As a percentage of new home construction in 2006, the three New England states show impressive amounts of energy efficient Energy Star certified homes: Connecticut - 23%; New Hampshire - 17%; and Vermont 24 percent. Elsewhere in New England, both Massachusetts and Rhode Island had between three and 11 percent of new homes constructed according to Energy Star standards, and Maine had less than three percent.
Nearly 200,000 new homes nationwide earned the Energy Star in 2006, bringing the total number of Energy Star qualified homes across the nation to almost 750,000. To date, these homes have locked in annual savings of more than $180 million for homeowners by saving over 1 billion kWh of electricity and 100 million therms of natural gas.
EPA started the Energy Star program in 1992 as market based approach to reducing greenhouse gas emissions through energy efficiency. In 2006, Americans, with the help of Energy Star, saved $14 billion and prevented greenhouse gas emissions equivalent to those from 25 million vehicles.

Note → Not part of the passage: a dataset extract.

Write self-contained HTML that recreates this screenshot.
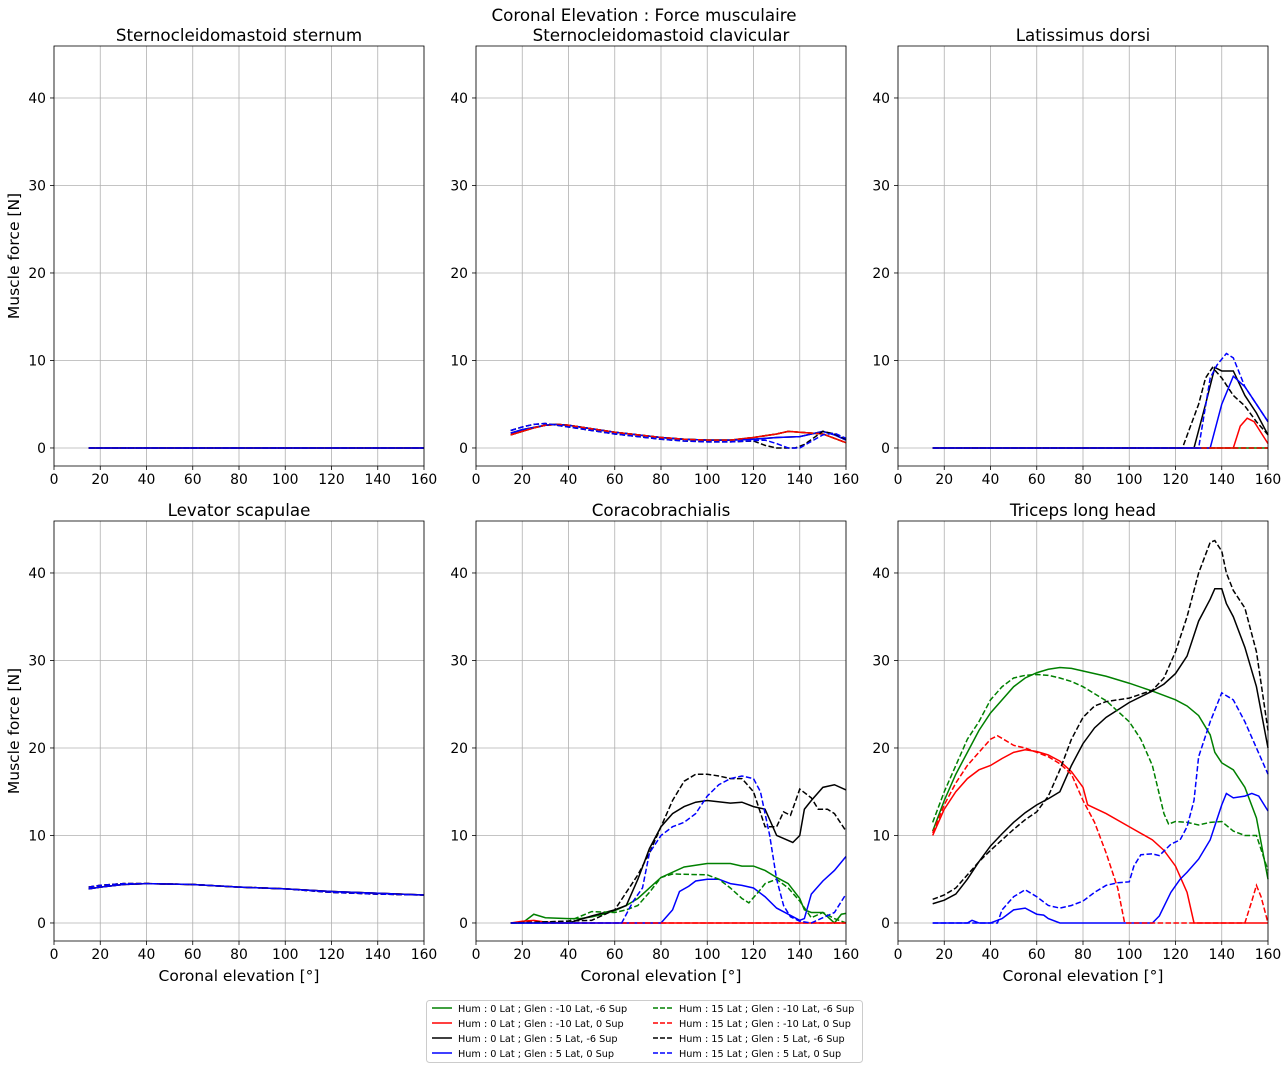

Home energy use accounts for nearly 17 percent of the total U.S. greenhouse gas emissions and 21 percent of energy consumption nationwide. For more than a decade, EPA has been working with the housing industry, utilities, states, and independent energy efficiency home ratings professionals to bring increased energy efficiency to the homebuilding industry. Today, more than 3,500 builders are committed to building Energy Star qualified homes and there are Energy Star qualified homes in every state across the country.